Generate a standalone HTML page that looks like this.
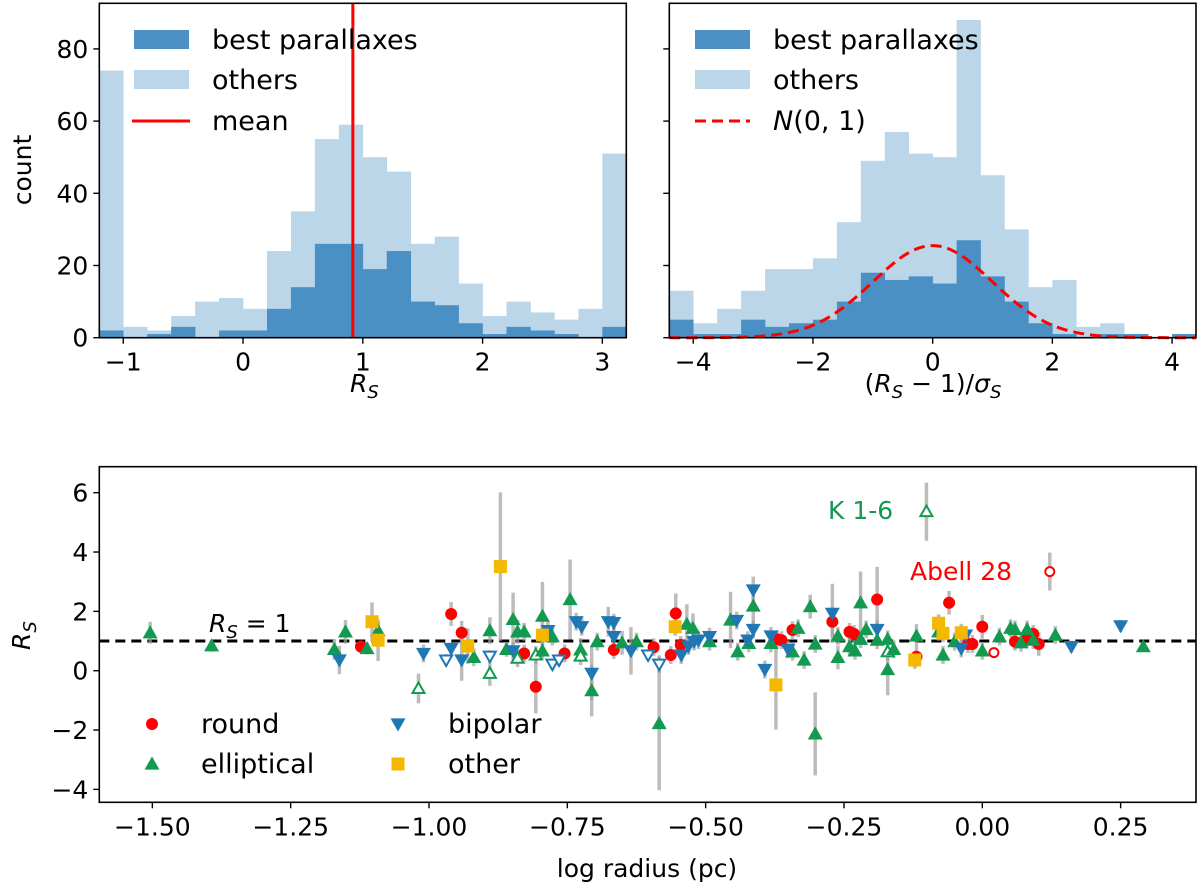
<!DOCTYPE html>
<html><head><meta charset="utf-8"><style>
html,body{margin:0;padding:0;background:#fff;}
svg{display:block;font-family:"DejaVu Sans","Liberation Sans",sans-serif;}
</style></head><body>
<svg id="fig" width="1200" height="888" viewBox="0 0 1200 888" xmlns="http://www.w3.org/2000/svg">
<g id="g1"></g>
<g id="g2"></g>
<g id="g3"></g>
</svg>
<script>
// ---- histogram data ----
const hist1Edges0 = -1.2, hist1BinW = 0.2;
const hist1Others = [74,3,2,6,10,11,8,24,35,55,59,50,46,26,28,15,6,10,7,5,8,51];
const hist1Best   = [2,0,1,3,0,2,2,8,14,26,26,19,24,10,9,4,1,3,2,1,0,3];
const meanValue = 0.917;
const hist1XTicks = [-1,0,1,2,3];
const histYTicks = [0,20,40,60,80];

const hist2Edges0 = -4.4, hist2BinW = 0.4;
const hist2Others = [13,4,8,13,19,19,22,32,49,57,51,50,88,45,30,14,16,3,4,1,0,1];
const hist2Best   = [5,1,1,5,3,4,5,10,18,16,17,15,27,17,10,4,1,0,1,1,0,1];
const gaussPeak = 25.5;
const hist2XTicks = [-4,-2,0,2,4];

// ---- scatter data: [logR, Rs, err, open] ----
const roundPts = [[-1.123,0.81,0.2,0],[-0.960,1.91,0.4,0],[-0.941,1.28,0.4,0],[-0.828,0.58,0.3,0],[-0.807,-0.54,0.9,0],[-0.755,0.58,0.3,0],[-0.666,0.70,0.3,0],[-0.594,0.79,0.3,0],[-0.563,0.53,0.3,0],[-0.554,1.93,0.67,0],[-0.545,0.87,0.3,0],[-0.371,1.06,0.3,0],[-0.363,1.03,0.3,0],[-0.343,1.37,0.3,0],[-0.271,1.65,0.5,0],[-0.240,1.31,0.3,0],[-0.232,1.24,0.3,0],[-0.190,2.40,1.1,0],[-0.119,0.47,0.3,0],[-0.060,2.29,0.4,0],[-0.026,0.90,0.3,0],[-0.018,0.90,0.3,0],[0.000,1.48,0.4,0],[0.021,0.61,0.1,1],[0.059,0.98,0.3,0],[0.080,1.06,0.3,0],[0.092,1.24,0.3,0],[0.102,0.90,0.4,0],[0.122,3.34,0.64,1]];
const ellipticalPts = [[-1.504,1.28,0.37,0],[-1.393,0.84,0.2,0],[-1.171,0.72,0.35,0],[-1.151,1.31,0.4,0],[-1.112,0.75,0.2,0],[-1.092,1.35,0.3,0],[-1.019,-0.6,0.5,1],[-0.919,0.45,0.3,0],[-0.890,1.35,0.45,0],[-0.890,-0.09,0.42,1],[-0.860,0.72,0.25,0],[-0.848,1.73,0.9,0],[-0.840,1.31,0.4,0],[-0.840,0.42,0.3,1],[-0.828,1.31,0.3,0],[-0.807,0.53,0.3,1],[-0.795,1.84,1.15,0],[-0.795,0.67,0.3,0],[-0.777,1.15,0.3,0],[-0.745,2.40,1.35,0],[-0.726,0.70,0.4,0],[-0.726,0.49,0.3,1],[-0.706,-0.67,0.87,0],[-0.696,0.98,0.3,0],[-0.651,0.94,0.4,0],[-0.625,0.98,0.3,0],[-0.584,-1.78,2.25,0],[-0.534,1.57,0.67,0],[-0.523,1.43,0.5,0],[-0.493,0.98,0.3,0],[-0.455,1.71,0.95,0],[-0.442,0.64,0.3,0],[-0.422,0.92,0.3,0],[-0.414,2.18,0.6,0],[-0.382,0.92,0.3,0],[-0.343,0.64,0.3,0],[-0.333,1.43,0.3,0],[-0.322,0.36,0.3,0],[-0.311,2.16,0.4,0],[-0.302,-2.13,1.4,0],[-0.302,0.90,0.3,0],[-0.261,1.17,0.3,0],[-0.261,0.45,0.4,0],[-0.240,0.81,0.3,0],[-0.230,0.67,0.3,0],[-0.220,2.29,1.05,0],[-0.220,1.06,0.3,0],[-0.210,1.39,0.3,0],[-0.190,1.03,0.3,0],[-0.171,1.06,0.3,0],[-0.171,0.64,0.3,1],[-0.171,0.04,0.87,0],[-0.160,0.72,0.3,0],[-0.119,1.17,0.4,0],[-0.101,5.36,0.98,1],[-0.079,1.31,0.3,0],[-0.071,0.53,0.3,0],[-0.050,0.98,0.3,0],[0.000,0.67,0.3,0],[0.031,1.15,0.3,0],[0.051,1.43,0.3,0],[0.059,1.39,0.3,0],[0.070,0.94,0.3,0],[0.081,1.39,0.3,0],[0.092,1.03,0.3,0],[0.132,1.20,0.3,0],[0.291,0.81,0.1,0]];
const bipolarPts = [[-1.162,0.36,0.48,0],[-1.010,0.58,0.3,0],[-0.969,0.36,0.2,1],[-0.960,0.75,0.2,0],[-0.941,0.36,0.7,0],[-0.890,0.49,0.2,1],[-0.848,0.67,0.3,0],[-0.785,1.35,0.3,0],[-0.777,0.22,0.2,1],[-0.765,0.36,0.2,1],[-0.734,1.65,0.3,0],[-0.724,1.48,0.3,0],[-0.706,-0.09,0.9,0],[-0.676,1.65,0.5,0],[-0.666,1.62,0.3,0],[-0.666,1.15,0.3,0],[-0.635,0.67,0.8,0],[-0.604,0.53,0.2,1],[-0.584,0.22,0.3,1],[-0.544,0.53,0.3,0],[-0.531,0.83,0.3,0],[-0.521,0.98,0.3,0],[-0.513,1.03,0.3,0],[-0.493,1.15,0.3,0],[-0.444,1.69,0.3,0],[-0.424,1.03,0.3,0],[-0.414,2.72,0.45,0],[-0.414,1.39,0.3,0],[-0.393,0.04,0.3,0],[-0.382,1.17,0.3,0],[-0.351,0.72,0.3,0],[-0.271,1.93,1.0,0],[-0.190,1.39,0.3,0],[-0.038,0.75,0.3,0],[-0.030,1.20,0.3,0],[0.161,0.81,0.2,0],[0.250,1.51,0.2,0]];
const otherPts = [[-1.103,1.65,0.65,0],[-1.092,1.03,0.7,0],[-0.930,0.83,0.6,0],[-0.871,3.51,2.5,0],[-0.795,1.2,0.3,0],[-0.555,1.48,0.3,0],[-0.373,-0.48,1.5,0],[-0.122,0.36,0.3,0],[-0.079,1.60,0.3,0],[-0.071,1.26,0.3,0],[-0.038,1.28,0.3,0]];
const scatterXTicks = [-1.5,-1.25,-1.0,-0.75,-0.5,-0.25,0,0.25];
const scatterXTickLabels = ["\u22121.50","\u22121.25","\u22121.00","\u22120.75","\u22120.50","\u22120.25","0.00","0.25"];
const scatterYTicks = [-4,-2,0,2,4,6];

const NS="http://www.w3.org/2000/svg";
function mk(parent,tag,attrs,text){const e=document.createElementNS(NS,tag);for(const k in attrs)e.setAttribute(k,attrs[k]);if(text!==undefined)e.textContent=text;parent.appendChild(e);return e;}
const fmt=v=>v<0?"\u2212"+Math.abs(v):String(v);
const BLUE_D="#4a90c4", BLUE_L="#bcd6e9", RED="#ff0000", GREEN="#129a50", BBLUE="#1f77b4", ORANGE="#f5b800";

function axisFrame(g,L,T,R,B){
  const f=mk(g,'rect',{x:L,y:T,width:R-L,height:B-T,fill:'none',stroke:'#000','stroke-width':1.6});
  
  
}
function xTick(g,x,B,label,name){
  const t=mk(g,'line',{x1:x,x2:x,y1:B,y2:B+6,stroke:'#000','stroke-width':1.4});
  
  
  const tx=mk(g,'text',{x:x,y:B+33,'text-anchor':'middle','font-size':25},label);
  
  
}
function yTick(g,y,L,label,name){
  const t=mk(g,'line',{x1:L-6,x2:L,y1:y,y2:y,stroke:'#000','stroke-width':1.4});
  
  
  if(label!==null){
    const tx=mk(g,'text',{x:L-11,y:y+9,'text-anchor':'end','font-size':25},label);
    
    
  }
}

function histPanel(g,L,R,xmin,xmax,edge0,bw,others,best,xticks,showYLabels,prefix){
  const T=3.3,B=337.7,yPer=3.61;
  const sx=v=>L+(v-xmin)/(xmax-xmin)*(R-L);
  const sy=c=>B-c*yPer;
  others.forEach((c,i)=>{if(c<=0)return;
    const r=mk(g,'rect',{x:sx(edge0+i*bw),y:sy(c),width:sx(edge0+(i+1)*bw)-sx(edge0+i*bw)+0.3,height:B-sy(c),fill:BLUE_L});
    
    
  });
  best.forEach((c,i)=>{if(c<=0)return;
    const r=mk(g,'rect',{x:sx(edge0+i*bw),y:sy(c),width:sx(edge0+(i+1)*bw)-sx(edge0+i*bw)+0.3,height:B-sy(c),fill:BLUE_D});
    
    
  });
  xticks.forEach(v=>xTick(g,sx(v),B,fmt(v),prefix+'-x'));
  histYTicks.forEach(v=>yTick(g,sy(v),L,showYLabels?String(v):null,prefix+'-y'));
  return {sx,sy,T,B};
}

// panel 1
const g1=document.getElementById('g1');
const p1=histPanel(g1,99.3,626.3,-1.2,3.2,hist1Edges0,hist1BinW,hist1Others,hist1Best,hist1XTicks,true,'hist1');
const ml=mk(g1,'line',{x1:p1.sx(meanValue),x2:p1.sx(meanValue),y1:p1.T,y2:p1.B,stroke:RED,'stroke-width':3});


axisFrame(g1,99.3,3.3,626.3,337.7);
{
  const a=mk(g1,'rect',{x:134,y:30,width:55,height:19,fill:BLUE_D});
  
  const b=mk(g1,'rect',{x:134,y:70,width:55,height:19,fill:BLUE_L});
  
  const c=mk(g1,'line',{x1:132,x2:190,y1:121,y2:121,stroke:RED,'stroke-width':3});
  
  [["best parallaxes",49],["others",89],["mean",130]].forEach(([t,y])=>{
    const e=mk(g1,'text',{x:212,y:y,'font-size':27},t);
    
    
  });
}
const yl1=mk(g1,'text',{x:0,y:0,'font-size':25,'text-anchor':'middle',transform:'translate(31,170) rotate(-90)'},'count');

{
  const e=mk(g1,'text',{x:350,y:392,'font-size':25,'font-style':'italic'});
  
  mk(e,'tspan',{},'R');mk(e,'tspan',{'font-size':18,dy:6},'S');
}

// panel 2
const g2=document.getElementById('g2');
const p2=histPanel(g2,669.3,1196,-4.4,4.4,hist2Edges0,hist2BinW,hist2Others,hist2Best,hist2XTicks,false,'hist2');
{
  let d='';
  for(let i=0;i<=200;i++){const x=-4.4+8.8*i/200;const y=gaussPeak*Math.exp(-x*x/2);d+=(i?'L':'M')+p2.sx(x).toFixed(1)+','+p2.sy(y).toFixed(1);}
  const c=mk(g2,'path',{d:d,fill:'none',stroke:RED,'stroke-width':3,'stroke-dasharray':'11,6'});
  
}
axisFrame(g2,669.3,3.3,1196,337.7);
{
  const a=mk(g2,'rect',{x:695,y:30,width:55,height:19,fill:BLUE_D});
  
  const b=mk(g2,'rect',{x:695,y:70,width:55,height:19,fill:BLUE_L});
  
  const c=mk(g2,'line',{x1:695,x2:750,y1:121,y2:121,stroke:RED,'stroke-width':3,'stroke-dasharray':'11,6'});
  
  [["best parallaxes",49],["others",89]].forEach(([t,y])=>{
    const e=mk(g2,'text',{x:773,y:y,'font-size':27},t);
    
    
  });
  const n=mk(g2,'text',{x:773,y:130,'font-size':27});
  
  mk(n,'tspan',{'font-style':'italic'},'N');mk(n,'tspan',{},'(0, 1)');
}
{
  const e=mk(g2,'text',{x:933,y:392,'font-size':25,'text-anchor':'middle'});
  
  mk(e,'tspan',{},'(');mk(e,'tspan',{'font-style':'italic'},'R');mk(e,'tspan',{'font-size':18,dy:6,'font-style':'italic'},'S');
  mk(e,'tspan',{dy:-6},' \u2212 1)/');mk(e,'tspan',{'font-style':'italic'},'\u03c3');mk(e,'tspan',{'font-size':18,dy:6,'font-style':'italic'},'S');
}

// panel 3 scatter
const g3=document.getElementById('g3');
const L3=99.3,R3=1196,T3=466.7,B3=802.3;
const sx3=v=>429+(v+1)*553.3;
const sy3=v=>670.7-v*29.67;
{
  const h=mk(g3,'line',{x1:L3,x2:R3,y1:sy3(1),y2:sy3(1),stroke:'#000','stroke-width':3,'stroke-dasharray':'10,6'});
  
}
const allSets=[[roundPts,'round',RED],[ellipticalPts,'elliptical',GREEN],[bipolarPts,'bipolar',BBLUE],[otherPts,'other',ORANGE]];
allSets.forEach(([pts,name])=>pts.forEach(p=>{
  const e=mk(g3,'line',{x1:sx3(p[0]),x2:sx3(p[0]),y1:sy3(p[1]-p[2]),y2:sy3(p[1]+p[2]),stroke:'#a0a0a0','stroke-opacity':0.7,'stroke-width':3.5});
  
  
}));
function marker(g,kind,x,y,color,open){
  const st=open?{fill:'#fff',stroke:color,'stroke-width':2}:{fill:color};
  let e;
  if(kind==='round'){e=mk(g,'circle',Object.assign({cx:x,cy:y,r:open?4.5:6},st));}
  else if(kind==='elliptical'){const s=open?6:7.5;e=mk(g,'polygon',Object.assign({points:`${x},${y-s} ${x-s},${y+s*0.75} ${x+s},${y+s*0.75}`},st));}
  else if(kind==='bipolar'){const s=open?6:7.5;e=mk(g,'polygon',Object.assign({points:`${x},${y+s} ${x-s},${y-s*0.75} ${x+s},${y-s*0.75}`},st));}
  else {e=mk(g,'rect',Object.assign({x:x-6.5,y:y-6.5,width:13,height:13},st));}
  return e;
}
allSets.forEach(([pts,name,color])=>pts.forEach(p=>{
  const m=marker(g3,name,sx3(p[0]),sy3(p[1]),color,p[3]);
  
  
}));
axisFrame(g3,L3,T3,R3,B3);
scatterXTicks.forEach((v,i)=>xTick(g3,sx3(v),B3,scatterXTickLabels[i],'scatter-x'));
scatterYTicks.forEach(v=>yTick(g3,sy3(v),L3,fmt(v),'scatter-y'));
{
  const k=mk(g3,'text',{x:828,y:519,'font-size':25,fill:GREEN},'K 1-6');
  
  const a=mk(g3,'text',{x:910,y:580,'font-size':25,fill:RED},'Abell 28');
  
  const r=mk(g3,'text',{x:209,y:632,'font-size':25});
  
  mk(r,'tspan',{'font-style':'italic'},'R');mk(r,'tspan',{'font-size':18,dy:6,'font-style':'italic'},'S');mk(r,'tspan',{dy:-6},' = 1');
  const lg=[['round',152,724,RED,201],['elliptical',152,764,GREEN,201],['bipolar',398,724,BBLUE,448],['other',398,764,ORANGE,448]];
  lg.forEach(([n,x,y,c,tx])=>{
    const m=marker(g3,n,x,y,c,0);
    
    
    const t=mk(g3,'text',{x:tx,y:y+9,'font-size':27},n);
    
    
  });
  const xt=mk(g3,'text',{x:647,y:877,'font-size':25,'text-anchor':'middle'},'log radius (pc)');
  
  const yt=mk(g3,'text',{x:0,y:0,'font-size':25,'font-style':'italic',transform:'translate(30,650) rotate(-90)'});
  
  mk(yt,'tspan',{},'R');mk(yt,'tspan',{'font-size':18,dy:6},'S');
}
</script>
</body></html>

========

Take the material above from its first line through the line holding "const hist2XTicks = [-4,-2,0,2,4];" and set it down exactly, without the pictures.

Generate a standalone HTML page that looks like this.
<!DOCTYPE html>
<html><head><meta charset="utf-8"><style>
html,body{margin:0;padding:0;background:#fff;}
svg{display:block;font-family:"DejaVu Sans","Liberation Sans",sans-serif;}
</style></head><body>
<svg id="fig" width="1200" height="888" viewBox="0 0 1200 888" xmlns="http://www.w3.org/2000/svg">
<g id="g1"></g>
<g id="g2"></g>
<g id="g3"></g>
</svg>
<script>
// ---- histogram data ----
const hist1Edges0 = -1.2, hist1BinW = 0.2;
const hist1Others = [74,3,2,6,10,11,8,24,35,55,59,50,46,26,28,15,6,10,7,5,8,51];
const hist1Best   = [2,0,1,3,0,2,2,8,14,26,26,19,24,10,9,4,1,3,2,1,0,3];
const meanValue = 0.917;
const hist1XTicks = [-1,0,1,2,3];
const histYTicks = [0,20,40,60,80];

const hist2Edges0 = -4.4, hist2BinW = 0.4;
const hist2Others = [13,4,8,13,19,19,22,32,49,57,51,50,88,45,30,14,16,3,4,1,0,1];
const hist2Best   = [5,1,1,5,3,4,5,10,18,16,17,15,27,17,10,4,1,0,1,1,0,1];
const gaussPeak = 25.5;
const hist2XTicks = [-4,-2,0,2,4];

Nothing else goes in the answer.